Ici Freud va plus loin que Rousseau, qui au début de la première phase de la Civilisation de l’Occident, affirma la pureté, la simplicité et la bonté d’âme du sauvage, par opposition à la méchanceté et à la perversion de l’Homme de Culture. Freud amplifie l’attaque : c’est toute l’espèce humaine qui est l’ennemie. Même si on ne déduisait pas de tous les autres phénomènes que la première phase de Civilisation du Matérialisme et du Rationalisme est déjà terminée, on pourrait le déduire de ce seul système, parce qu’un nihilisme aussi complet ne peut manifestement pas être dépassé, exprimant comme il le fait un sentiment anti-culturel jusqu’à ses limites les plus extrêmes.
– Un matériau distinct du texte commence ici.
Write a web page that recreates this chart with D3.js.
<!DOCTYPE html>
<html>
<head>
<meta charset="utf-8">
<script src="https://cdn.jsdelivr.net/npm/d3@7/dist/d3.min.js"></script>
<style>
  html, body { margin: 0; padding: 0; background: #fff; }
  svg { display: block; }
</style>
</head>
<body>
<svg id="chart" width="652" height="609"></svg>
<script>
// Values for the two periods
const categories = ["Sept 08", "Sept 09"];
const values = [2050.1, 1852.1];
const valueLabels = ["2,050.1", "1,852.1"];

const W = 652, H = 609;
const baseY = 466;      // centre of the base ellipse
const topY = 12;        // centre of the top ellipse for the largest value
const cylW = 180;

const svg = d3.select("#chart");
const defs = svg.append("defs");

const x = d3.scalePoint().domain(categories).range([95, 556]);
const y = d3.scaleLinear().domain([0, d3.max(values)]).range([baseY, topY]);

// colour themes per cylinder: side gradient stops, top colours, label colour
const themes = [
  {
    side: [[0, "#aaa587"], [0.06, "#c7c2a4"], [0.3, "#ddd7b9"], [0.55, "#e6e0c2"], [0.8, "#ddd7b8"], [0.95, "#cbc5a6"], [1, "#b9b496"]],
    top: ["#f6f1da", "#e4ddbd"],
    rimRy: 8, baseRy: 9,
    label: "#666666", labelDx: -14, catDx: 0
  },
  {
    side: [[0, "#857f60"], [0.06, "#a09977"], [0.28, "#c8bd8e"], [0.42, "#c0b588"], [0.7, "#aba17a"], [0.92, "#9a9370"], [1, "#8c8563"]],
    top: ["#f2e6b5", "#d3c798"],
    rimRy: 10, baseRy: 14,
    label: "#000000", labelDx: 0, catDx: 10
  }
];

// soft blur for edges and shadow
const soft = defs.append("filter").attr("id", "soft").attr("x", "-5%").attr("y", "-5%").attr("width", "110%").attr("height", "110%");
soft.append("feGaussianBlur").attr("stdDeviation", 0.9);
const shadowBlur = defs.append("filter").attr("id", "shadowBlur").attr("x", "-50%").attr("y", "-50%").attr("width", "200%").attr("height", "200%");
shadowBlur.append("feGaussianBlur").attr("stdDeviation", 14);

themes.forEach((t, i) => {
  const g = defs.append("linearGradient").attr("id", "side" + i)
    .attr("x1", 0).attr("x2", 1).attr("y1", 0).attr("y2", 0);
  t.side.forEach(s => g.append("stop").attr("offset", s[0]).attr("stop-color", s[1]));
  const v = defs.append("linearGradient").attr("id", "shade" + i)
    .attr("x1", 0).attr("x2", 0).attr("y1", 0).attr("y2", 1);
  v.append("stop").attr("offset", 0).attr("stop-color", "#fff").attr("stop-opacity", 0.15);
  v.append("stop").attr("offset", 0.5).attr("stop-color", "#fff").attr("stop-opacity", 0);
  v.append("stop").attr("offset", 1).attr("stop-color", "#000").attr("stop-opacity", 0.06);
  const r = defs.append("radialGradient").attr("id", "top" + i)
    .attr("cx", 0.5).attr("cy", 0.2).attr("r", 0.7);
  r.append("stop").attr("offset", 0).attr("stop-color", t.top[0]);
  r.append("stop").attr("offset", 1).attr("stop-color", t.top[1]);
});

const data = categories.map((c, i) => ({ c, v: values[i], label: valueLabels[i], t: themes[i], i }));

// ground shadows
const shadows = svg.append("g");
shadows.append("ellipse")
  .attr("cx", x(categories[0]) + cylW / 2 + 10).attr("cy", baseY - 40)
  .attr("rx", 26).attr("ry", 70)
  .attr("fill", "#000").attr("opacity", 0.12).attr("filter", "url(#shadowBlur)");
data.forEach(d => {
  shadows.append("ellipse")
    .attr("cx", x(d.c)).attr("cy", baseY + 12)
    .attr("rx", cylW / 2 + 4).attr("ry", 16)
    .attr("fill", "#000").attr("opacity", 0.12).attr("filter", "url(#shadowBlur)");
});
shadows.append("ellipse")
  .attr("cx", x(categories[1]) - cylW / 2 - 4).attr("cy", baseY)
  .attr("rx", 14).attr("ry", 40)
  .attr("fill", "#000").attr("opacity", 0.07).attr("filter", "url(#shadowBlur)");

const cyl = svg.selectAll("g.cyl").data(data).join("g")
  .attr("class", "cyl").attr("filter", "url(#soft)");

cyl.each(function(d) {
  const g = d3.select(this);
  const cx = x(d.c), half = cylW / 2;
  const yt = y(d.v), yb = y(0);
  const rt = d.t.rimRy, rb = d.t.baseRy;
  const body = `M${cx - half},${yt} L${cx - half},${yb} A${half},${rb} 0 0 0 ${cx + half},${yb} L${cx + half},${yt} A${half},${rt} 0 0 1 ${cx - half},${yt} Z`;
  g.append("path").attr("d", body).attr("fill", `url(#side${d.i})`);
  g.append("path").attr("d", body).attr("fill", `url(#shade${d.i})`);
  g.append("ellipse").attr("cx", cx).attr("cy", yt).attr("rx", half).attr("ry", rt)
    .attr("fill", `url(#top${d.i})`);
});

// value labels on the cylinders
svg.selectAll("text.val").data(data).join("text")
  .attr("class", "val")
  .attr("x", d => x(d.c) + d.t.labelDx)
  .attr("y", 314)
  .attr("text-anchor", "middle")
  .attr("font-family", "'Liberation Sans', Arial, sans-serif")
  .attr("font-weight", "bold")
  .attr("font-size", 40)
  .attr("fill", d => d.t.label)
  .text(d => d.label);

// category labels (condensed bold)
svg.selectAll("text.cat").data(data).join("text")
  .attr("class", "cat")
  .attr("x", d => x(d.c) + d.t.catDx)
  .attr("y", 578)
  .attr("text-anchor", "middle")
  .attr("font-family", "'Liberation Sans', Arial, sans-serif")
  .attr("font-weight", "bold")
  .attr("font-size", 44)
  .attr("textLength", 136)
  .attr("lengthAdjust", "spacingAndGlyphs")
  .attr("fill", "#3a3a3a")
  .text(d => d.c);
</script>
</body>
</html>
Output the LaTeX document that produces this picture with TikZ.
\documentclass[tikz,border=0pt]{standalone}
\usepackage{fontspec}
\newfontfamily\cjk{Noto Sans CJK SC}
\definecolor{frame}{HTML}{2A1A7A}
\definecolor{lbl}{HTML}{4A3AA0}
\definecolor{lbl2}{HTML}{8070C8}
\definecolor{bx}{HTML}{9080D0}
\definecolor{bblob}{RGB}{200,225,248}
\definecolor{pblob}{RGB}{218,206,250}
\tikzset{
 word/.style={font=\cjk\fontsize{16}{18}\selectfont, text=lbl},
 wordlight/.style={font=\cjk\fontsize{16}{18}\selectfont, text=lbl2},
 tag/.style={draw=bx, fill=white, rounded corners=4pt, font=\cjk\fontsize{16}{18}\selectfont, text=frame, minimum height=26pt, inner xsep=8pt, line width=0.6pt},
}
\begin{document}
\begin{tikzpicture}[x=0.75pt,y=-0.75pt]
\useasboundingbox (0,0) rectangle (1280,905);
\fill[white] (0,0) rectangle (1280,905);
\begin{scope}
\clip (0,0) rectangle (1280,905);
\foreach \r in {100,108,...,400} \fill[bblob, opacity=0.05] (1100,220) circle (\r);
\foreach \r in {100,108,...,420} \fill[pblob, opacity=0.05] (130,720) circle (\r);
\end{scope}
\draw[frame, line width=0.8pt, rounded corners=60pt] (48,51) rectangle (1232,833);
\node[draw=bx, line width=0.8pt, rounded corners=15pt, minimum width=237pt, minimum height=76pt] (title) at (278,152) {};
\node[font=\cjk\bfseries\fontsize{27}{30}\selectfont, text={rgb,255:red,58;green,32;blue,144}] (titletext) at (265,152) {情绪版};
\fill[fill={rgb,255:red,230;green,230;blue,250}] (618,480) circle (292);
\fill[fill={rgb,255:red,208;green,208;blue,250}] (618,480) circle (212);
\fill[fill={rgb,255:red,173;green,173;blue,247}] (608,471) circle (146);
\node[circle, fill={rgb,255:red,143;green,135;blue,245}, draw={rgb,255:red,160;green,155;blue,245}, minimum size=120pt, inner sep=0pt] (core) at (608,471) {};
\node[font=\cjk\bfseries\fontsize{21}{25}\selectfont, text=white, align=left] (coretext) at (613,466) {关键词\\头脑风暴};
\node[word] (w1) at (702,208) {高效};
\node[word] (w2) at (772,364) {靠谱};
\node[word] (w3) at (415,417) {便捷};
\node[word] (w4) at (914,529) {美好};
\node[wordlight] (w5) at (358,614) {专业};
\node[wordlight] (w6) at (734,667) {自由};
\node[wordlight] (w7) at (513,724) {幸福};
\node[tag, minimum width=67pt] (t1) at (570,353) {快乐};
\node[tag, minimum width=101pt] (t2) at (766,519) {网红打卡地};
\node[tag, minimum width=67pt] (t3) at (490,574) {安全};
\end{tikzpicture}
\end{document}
Plus que de psychologie, le Freudisme doit être qualifié de patho-psychologie, puisque tout son arsenal terminologique décrit seulement des aberrations de l’instinct sexuel. La notion de santé est complètement dissociée de la vie de l’âme. Le Freudisme est la Messe Noire de la Science Occidentale.
Une partie de la structure du système est l’interprétation des rêves. Les travaux purement mécaniques de l’« esprit » (puisque l’âme n'existe pas) sont montrés par les rêves. Pas clairement montrés, cependant, car on a besoin d’un rituel élaboré pour parvenir à la signification réelle. « Censure de la conscience » – le nouveau nom donné à la « raison morale » de Kant –, « symbolisme », « répétition-compulsion » – ce sont quelques-unes des nombreuses formules cabalistiques qui doivent être invoquées. La forme originale de la doctrine disait que tous les rêves étaient des désirs.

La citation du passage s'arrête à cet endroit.